To understand where I am coming from let me describe my beliefs about the stock market and what I am trying to achieve there:
I believe in the following:
- It is possible to make money in the markets
- The markets are random and all available information is quickly priced in which means that while there are some slight inefficiencies that appear from time to time these are quickly discovered and eliminated
- Technical analysis does not work and most of the people using technical indicators simply have never tested any of them.
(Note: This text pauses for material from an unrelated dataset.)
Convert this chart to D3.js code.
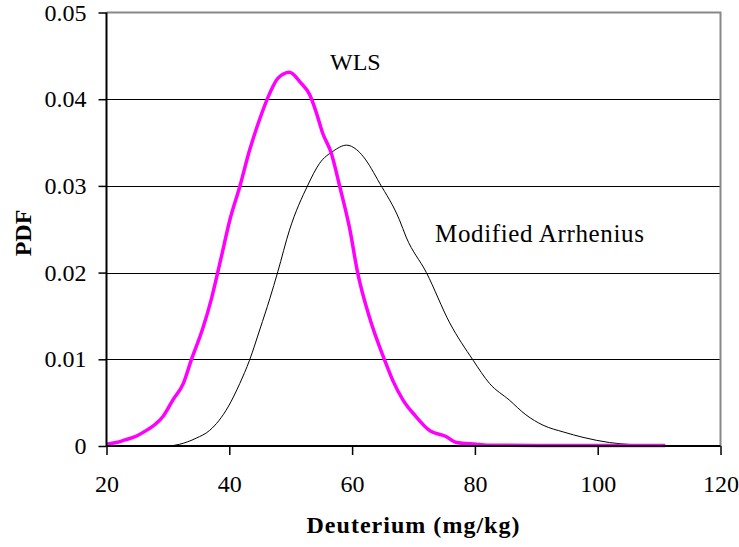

Statistical probability of all indicators is exactly 50% meaning that in the long term they are not better then flipping a coin.
- Retail traders are at a huge disadvantage when it comes to trading as they compete with better equipped institutional traders
What I am trying to achieve:
- Generate a stable return of 20-30% p/a over long periods of time
- Have a number of systems for different market types.
Now, after the short introduction, let me describe the systems that I am trading.
The two systems that I am trading are:
- Volatility futures
- Selling vertical spreads
I will start with the second system - I am selling vertical spreads on commodity future options, index future options as well as interest rates and currency future options. So nothing new or earth shattering here. In order to be able to generate a fairly stable income I usually choose 40-70 days till expiry far out of the money options. Usual spread generates around $120 in premium with maximum downside of $1000. As I mentioned above I don't use technical analysis in any shape or form, however most of the trades are fairly directional I usually look at the chart and pick instruments that have reached their peak in the short term or are in the fairly strong uptrend. For example, when S&P has reached 1460 I thought that on the balance of probabilities it is unlikely go much higher up, I also usually calculate the maximum that the instrument can reach within given timeframe based on it's current volatility and sell options a bit above that level.
In most cases I would immediately put an order to close the spread if it has generated 50% of profit in the first week or two, if not then I wait for the whole spread to expire or close it when it reaches $10 or so.
Risk management is also pretty simple - I either close the spread based on my opinion about the market or wait for the underlying to reach the strike price of the sold option at which point I close or roll the spread at the market price.
As an additional risk management parameter I am never concentrated in any one commodity or correlated market, in addition I usually build my positions slowly over the course of several weeks. This way it prevents me from making a big mistake, every trader can give an example of the time when they have entered the market only to discover that it went south right after the trade has been executed.
I think it is enough for the first post, the second system is also simple but involves taking on much more risk, the additional good system that I know of (not guaranteed to make profit) but not currently trading due to the lack of time is called Fractional trading it involves CFDs and can be traded only through a handful of brokers, the risks in these systems are significant, therefore I will leave them for future posts. Please let me know what you think of the system and if you can find any apparent flaws in it.